I'd say you are off-base. The hump is clearly not going anywhere in this iteration of the Leaf.

It doesn't make sense to attempt to dual-purpose the inverter, as you need a PFC front end, and galvanic isolation. Neither of these can be done with a dual-purpose architecture. AC Propulsion did this on one of their setups, but they didn't use isolation. No major automaker is ever going to throw a non-isolated "bad-boy" charger out there.

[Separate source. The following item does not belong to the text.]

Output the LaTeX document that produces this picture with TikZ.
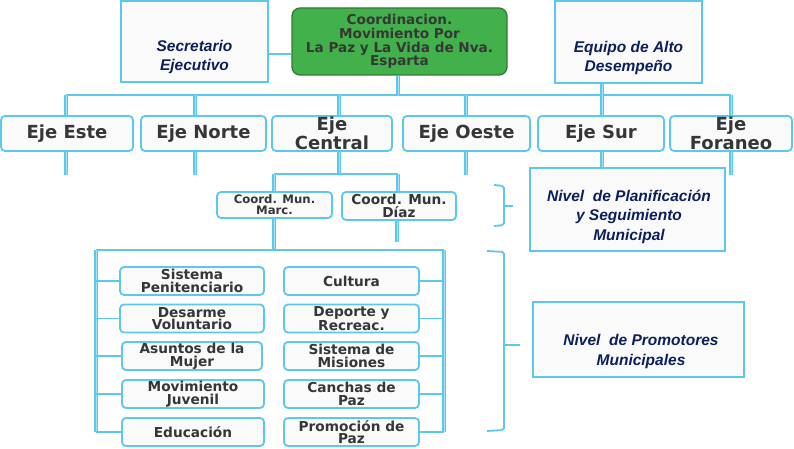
\documentclass[tikz,border=0pt]{standalone}
\usepackage{fontspec}
\setmainfont{DejaVu Sans}
\newfontfamily\arialf{Liberation Sans}
\definecolor{lb}{HTML}{5BC8EE}
\definecolor{navy}{HTML}{0B1F5C}
\definecolor{txtg}{HTML}{363636}
\definecolor{grn}{HTML}{43B14B}
\definecolor{grnd}{HTML}{2E7D32}
\definecolor{boxf}{HTML}{FAFAFA}
\begin{document}
\begin{tikzpicture}[x=1pt,y=-1pt,
  hconn/.style={draw=lb,line width=1.8pt},
  vconn/.style={draw=lb,line width=1.1pt,double=lb!55!white,double distance=0.9pt},
  ebox/.style={draw=lb,line width=1.8pt,fill=boxf,rounded corners=4pt,inner sep=0pt,align=center,text=txtg,font=\bfseries},
  ejebox/.style={ebox,minimum height=35pt,font=\bfseries\fontsize{18}{19}\selectfont},
  subbox/.style={ebox,minimum height=28pt,font=\bfseries\fontsize{13.7}{12.7}\selectfont},
  sqbox/.style={draw=lb,line width=1.8pt,fill=boxf,inner sep=0pt},
  navytxt/.style={text=navy,align=center,inner sep=0pt,font=\arialf\bfseries\itshape\fontsize{15.5}{19.5}\selectfont},
  brace/.style={draw=lb,line width=1.8pt,rounded corners=2pt}
]
\useasboundingbox (0,0) rectangle (794,449);

% top row
\node[sqbox,minimum width=147pt,minimum height=81pt] (sec) at (194.5,41.5) {};
\node[navytxt] (sect) at (194.5,57) {Secretario\\Ejecutivo};
\node[draw=grnd,fill=grn,line width=1.3pt,rounded corners=8pt,minimum width=215pt,minimum height=67pt,inner sep=0pt,align=center,text=txtg,font=\bfseries\fontsize{13.6}{13.7}\selectfont] (coord) at (399.5,41.5) {Coordinacion.\\Movimiento Por\\La Paz y La Vida de Nva.\\Esparta};
\node[sqbox,minimum width=147pt,minimum height=82pt] (equipo) at (628.5,42) {};
\node[navytxt] (equipot) at (628.5,58) {Equipo de Alto\\Desempe\~no};

\draw[hconn] ([yshift=-12.5pt]sec.east) -- ([yshift=-12.5pt]coord.west);

% Eje row
\node[ejebox,minimum width=132pt] (este) at (67,133.5) {Eje Este};
\node[ejebox,minimum width=125pt] (norte) at (203.5,133.5) {Eje Norte};
\node[ejebox,minimum width=120pt] (central) at (332,133.5) {Eje\\Central};
\node[ejebox,minimum width=127pt] (oeste) at (466.5,133.5) {Eje Oeste};
\node[ejebox,minimum width=126pt] (sur) at (601,133.5) {\raisebox{3pt}{Eje Sur}};
\node[ejebox,minimum width=122pt] (foraneo) at (731,133.5) {Eje\\Foraneo};

% bus
\coordinate (bE) at (66,95);
\coordinate (bN) at (195,95);
\coordinate (bC) at (339,95);
\coordinate (bCo) at (398,95);
\coordinate (bO) at (466,95);
\coordinate (bS) at (602,95);
\coordinate (bF) at (731,95);
\draw[hconn] (bE) -- (bF);
\draw[vconn] (coord.south -| bCo) -- (bCo);
\draw[vconn] (equipo.south -| bS) -- (bS);
\foreach \c/\n in {bE/este,bN/norte,bC/central,bO/oeste,bS/sur,bF/foraneo}
  \draw[vconn] (\c) -- (\c |- \n.north);
% stubs
\foreach \c/\n in {bE/este,bN/norte,bO/oeste,bF/foraneo}
  \draw[vconn] (\c |- \n.south) -- ++(0,23);

% Nivel boxes
\node[sqbox,minimum width=195pt,minimum height=83pt] (plan) at (627.5,209.5) {};
\node[navytxt] (plant) at (629,216.5) {Nivel\ \ de Planificaci\'on\\y Seguimiento\\Municipal};
\node[sqbox,minimum width=211pt,minimum height=75pt] (prom) at (638.5,339.5) {};
\node[navytxt] (promt) at (641,351.5) {Nivel\ \ de Promotores\\Municipales};
\draw[vconn] (bS |- sur.south) -- (bS |- plan.north);

% coordinators
\node[ebox,minimum width=115pt,minimum height=26pt,font=\bfseries\fontsize{11.7}{11}\selectfont] (marc) at (274.5,205) {Coord. Mun.\\Marc.};
\node[ebox,minimum width=114pt,minimum height=28pt,font=\bfseries\fontsize{13.7}{13}\selectfont] (diaz) at (399,206) {Coord. Mun.\\D\'iaz};
\coordinate (cL) at (274,174);
\coordinate (cR) at (398,174);
\draw[vconn] (bC |- central.south) -- (bC |- cL);
\draw[hconn] (cL) -- (cR);
\draw[vconn] (cL) -- (cL |- marc.north);
\draw[vconn] (cR) -- (cR |- diaz.north);
\coordinate (dS) at (397,242);
\draw[vconn] (dS |- diaz.south) -- (dS);

% promoters bus
\coordinate (pL) at (96,250);
\coordinate (pR) at (444,250);
\coordinate (pM) at (274,250);
\draw[vconn] (cL |- marc.south) -- (pM);
\draw[hconn] (pL) -- (pR);
\draw[vconn] (pL) -- (96,432);
\draw[vconn] (pR) -- (444,432);

% left column
\node[subbox,minimum width=144pt] (l1) at (192,281) {Sistema\\Penitenciario};
\node[subbox,minimum width=144pt] (l2) at (192,318.5) {Desarme\\Voluntario};
\node[subbox,minimum width=140pt] (l3) at (192,356) {Asuntos de la\\Mujer};
\node[subbox,minimum width=142pt] (l4) at (193,394) {Movimiento\\Juvenil};
\node[subbox,minimum width=142pt] (l5) at (193,432) {Educaci\'on};
% right column
\node[subbox,minimum width=135pt] (r1) at (351.5,281) {Cultura};
\node[subbox,minimum width=135pt] (r2) at (351.5,318.5) {Deporte y\\Recreac.};
\node[subbox,minimum width=135pt] (r3) at (351.5,356) {Sistema de\\Misiones};
\node[subbox,minimum width=135pt] (r4) at (351.5,394) {Canchas de\\Paz};
\node[subbox,minimum width=135pt] (r5) at (351.5,432) {Promoci\'on de\\Paz};
\foreach \i in {1,...,5}{
  \draw[hconn] (pL |- l\i.west) -- (l\i.west);
  \draw[hconn] (r\i.east) -- (pR |- r\i.east);
}

% braces
\coordinate (b1t) at (494,185);
\coordinate (b1b) at (494,226);
\coordinate (b1tip) at (513,206);
\draw[brace] (b1t) -- (504,186) -- (504,225) -- (b1b);
\draw[brace] (504,206) -- (b1tip);
\coordinate (b2t) at (487,251);
\coordinate (b2b) at (487,431);
\coordinate (b2tip) at (520,345);
\draw[brace] (b2t) -- (504,252) -- (504,430) -- (b2b);
\draw[brace] (504,345) -- (b2tip);
\end{tikzpicture}
\end{document}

I'd say they could have put the charger up front and the brake capacitor in the side if they wanted to. I first thought this would give you a flat cargo floor, but it wouldn't in the Leaf because of the pack being under the back seat. (raises the floor)
 
MikeD said:
Would I be totally off base to think that the back hump was designed to be temporary (as well as the circuitry it contains)? Since the inverter is designed to take (substantial?) re-gen AC power and recharge the batteries, perhaps an enhanced inverter design is in the works that allows it to also take external AC power (without requiring the current large charger) to do the same. I thought that ORNL for one had worked out such a design, and could Nissan be moving in that direction (and might that explain why it did not want to include a more expensive 6.6 kw charger that was soon to be rendered obsolete and replaced in the early LEAFs)?
AC Propulsion design is integrated for the reasons you mention, and capable of charging at 18kW.

http://www.acpropulsion.com/products-tzero.html

That's how Tesla does it. But I understand there are patents on this design so other manufacturers may not be willing to pay for the intellectual property.
 
garygid said:
Didn't "Nissan" mention their hope to place the more powerful charger up front, probably for easier cooling (and much shorter wiring)?


A 7.2kw charge could go in the same spot as it would be almost the same size or it could go up front but the rear was easy and the hump was already there. They used smaller wires as auto makers are super cheap and do the minimum required.
 
A couple of questions...

1. what is a brake capacitor?

2. How do they handle L3 charging, any details?

If you order the L3 port then perhaps you can also use it for charging at 6.6kw, with an external charger that sits on the wall of your garage.